Out in the lobby, munching on chili dogs and pizza and slurping cold beer, fans were trading old fight stories.

"... and BOOM!" said one, as he motioned with an uppercut, "there was this little trickle of blood coming out of his mouth."

"I used to box a little bit," said 16-year-old Danny Ben Debba of Hereford, Md., "and my father used to take me to fights. He said we saw Cassius Clay once, but I don't remember."

"There she is," shouted his friend Tim Daughton, 15. "The Playboy girl."

That would be the Babe.

"There have been Round Card Girls around as long as there's been boxing," she said. "If the fight's no good, there's always a knockout."

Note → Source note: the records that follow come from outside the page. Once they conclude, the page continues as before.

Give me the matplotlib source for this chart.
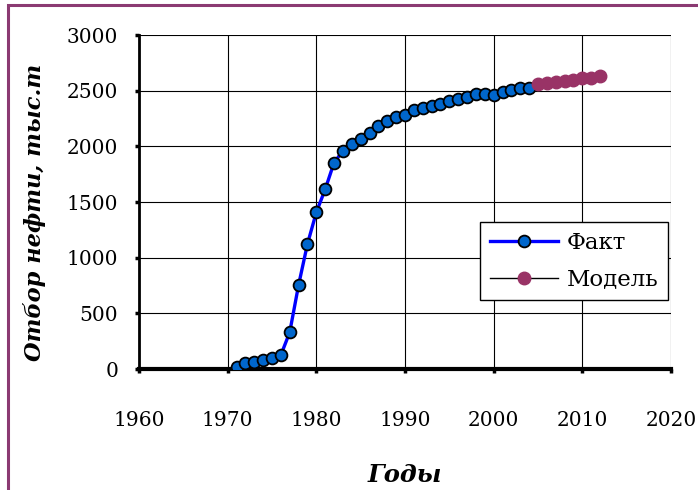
import matplotlib.pyplot as plt
from matplotlib.patches import Rectangle

# --- данные ---
fact_years = list(range(1971, 2005))
fact_values = [20, 50, 65, 80, 100, 125, 330, 755, 1123, 1408,
               1614, 1854, 1959, 2019, 2067, 2124, 2183, 2231, 2261, 2282,
               2327, 2348, 2363, 2381, 2408, 2426, 2447, 2468, 2468, 2462,
               2492, 2507, 2527, 2527]

model_years = list(range(2005, 2013))
model_values = [2558, 2573, 2582, 2588, 2597, 2612, 2612, 2632]

x_ticks = [1960, 1970, 1980, 1990, 2000, 2010, 2020]
y_ticks = [0, 500, 1000, 1500, 2000, 2500, 3000]

plt.rcParams['font.family'] = ['DejaVu Serif']

fig = plt.figure(figsize=(6.98, 4.9), dpi=100)
ax = fig.add_axes([139 / 698, 1 - 369 / 490, (671 - 139) / 698, (369 - 35) / 490])

# рамка вокруг рисунка
fig.patches.append(Rectangle((8 / 698, -0.05), 1.1, 1 - 5 / 490 + 0.05,
                             transform=fig.transFigure, fill=False,
                             edgecolor='#8B3A72', linewidth=2.2, zorder=0))

ax.plot(fact_years, fact_values, color='#0000FF', linewidth=2.4,
        marker='o', markersize=8.5, markerfacecolor='#0066CC',
        markeredgecolor='black', markeredgewidth=1.3, label='Факт', zorder=3)
ax.plot(model_years, model_values, color='black', linewidth=1.0,
        marker='o', markersize=9, markerfacecolor='#993366',
        markeredgecolor='#993366', label='Модель', zorder=3)

ax.set_xlim(1960, 2020)
ax.set_ylim(0, 3000)
ax.set_xticks(x_ticks)
ax.set_yticks(y_ticks)
ax.grid(True, color='black', linewidth=0.8)
ax.set_axisbelow(True)

for side in ['top', 'right']:
    ax.spines[side].set_visible(False)
ax.spines['left'].set_linewidth(2)
ax.spines['bottom'].set_linewidth(3)
ax.tick_params(axis='both', direction='out', length=3, width=2.5,
               labelsize=14.5)
ax.tick_params(axis='y', pad=12)
ax.tick_params(axis='x', pad=27)

ax.set_ylabel('Отбор нефти, тыс.т', fontsize=16.2, fontweight='bold',
              fontstyle='italic')
ax.yaxis.set_label_coords(-93 / 532, 0.47)
fig.text(405 / 698, 1 - 475 / 490, 'Годы', fontsize=17.5, fontweight='bold',
         fontstyle='italic', ha='center', va='center')

leg = ax.legend(loc='upper left', bbox_to_anchor=((480 - 139) / 532, (369 - 222) / 334),
                fontsize=16.5, frameon=True, fancybox=False, edgecolor='black',
                framealpha=1, handlelength=3.0, borderaxespad=0, borderpad=0.42,
                labelspacing=0.65, handletextpad=0.35)
leg.get_frame().set_linewidth(1.0)

fig.savefig('out.png', dpi=100)
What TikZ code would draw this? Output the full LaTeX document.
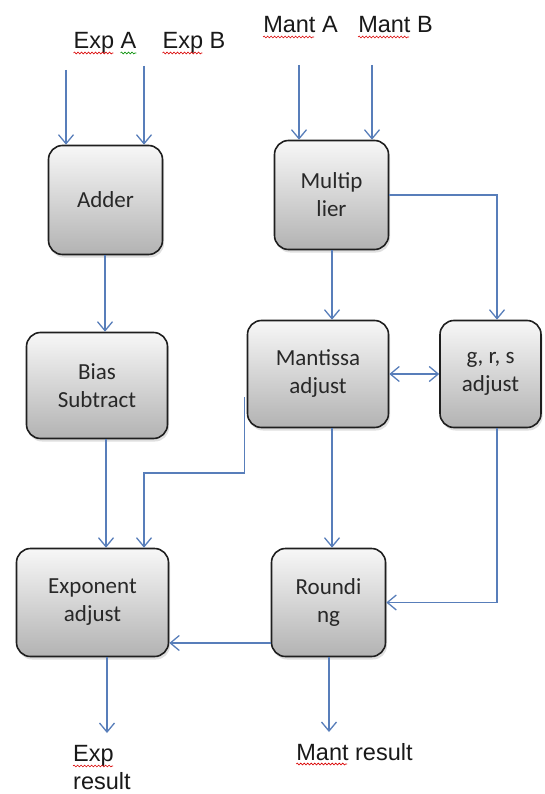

Her name is Leslie Glass and she's from southwest Baltimore. She's a full-time Round Card Girl. That's the person who gets up in the ring and prances from corner to corner holding a card with the number of the next round on it.

In 1988, Ring Magazine named her Round Card Girl of the year. And in 1988, she appeared in Playboy's "Women of Washington" issue.

You could say it was a stellar year for Miss Glass.

She's now under exclusive contract (as a Round Card Girl) for the Taj Mahal and Trump Plaza in Atlantic City. She was on loan last night.

"I do all the Mike Tyson fights," she said, "except the one he lost. It was an omen. Everyone says it was bad luck."

She was sitting ringside before the fights began, barely dressed in her first costume of the evening, a black, bra-top bodysuit, tails, fishnet stockings, four-inch stilettos and a gold Playboy bunny pendant. She was having a dickens of a time with her hair.

"It keeps getting caught in my lipstick," she sighed. "You know, you have to wear like 10 inches of makeup to do these things, so when you're in the center of the ring ..."

She was interrupted by a fan. Men were lining up, hoping to get an autograph on one of those 8-by-10 color glossies stacked up next to her. The ones of Glass in a shredded pink tank top and red boxing gloves.

"Five dollars," she said. "Apiece."

"Even for the press?" he protested.

"Well," as she picked up the big black marker, "Okay. But don't tell anyone. They'll all want them for free."

Glass just wrapped up filming "Rocky V" with Sylvester Stallone. She played the part of the Round Card Girl.

What was it like working with Stallone?

"Well, I went out with him," she offered, instantly. "For three months. Last winter. ... "When I went out with him the first time, you know, my girlfriend Geeeeeeena, well, she's in love with him, and I kept thinking to myself, 'If she knew where I was and what I was doing right now, she would DIE!"

There were a lot of hometown boys on last night's card. Junior welterweight Tony Pressley of Washington faced John "Boy Wonder" Bizzarro of Erie, Pa.

"His dad was a big fighter," said fight promoter Don Elbaum of Bizzarro. "His dad knocked down Roberto Duran once."

"Johnny, step in! Step in!" he yelled at Bizzarro in his Don Corleone voice. The young fighter looked away from his competitor to Elbaum, nodded. "Down here, Johnny," he shouted, pointing to his stomach, "Down here!"

"The neutral promoter," quipped one sportswriter. "He used to promote his dad."

"He knocked down Duran," said another.

"No he didn't," sneered the first. "It's a lie, I saw the fight. His dad was running away from Roberto Duran for 15 rounds."

In the heavyweight class was 206-pound Phil Gilberti of Rockville vs. Sam "The Grim Reaper" Atkins of Hagerstown at 236 1/2.

The Grim Reaper was a moose. Buzz cut, thick waist, rose tattoo on his left shoulder. When he landed a punch, it went THUMP! the whole place went THUMP!

The main event pitted cruiserweights Richard "Hardface" Mason of Cincinnati and Dean Moore of Forest City, N.C. It was expected to be an easy win for the Hardface.

When he walked into the ballroom, surrounded by his trainers, a woman screamed, "I love you, Hardface!"

A smile broke that hardface -- but only for a moment.